## DATA LINES
-------

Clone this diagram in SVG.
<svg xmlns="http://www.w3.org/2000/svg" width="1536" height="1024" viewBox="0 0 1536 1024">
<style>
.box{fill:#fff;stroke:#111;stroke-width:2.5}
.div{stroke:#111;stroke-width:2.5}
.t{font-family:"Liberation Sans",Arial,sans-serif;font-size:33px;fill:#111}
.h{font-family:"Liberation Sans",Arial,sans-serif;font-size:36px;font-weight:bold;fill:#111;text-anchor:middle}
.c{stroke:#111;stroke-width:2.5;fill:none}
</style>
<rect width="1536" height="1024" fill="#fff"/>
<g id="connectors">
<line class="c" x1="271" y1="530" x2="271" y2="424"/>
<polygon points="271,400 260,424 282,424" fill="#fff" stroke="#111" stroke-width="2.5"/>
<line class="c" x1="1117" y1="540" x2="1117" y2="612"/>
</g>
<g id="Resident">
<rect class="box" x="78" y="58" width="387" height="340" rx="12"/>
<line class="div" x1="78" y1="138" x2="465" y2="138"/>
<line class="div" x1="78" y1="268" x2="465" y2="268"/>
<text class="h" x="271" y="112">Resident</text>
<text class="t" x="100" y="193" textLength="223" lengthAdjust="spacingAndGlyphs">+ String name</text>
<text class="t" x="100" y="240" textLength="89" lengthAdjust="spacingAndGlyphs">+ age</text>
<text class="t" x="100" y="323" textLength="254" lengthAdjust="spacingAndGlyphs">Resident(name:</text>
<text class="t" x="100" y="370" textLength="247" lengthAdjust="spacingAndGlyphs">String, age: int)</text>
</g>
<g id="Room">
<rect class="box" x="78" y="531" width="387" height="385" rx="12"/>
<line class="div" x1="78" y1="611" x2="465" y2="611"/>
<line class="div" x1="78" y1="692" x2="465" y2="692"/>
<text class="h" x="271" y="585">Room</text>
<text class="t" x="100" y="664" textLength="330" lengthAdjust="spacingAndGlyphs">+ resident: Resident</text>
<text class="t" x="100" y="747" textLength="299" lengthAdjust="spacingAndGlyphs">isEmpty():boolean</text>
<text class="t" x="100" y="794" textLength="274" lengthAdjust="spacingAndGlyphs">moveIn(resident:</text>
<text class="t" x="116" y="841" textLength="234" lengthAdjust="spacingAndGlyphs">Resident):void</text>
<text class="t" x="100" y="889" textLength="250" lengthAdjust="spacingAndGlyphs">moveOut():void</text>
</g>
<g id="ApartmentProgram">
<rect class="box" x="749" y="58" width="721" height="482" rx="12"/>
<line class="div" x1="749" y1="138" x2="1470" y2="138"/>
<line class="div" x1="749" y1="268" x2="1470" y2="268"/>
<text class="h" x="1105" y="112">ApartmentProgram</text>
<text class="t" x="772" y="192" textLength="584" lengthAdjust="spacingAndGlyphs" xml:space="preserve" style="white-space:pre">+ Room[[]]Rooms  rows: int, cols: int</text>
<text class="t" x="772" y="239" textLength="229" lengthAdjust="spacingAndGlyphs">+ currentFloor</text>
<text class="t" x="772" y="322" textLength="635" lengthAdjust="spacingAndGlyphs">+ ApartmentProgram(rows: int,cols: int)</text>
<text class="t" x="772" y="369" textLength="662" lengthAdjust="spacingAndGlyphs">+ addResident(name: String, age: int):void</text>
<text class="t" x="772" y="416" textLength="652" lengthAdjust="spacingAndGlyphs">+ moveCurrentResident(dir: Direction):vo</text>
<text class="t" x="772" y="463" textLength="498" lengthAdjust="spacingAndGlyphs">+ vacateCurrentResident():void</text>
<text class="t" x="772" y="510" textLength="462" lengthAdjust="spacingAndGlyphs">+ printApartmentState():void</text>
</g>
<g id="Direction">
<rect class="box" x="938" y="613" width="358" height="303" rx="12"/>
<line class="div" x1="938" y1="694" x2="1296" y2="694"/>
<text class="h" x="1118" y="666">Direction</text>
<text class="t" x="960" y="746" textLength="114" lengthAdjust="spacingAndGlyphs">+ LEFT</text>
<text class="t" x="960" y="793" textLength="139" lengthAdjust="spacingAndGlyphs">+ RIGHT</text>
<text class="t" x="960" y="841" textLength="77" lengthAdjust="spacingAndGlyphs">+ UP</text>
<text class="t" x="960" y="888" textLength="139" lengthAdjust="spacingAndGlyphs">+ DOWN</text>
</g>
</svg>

-------

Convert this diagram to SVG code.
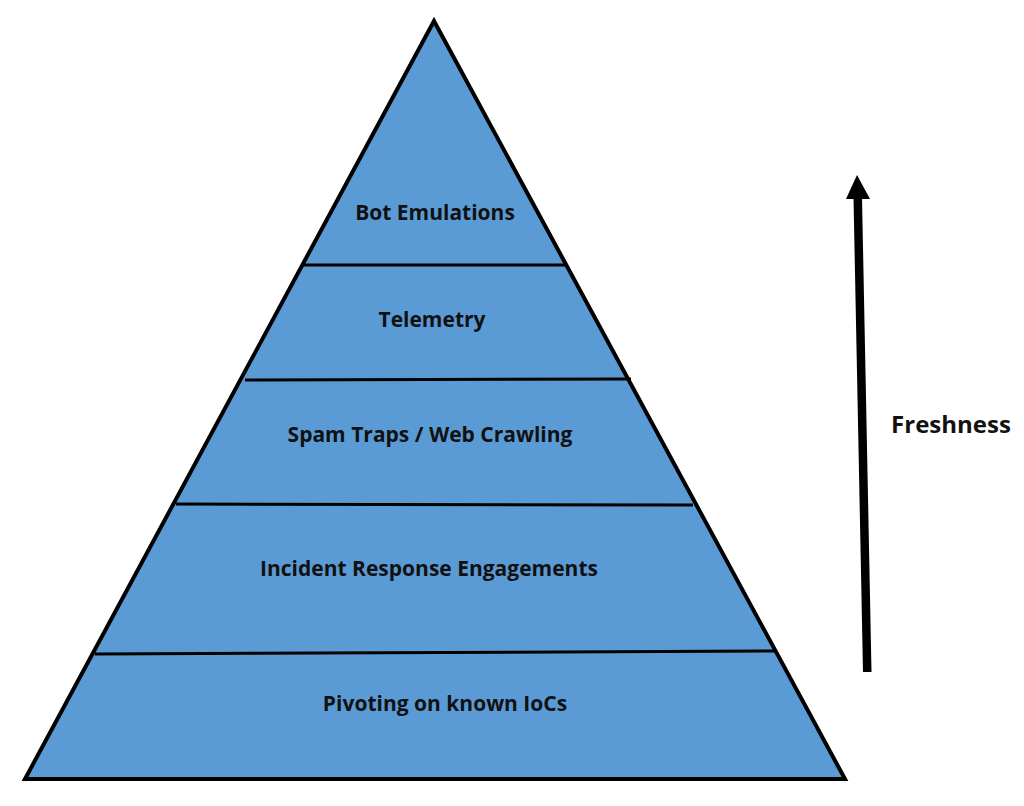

-------

## EXERCISE AIM
Say only how many lines in the records carry the word "diagram".

## EXERCISE RESULT
2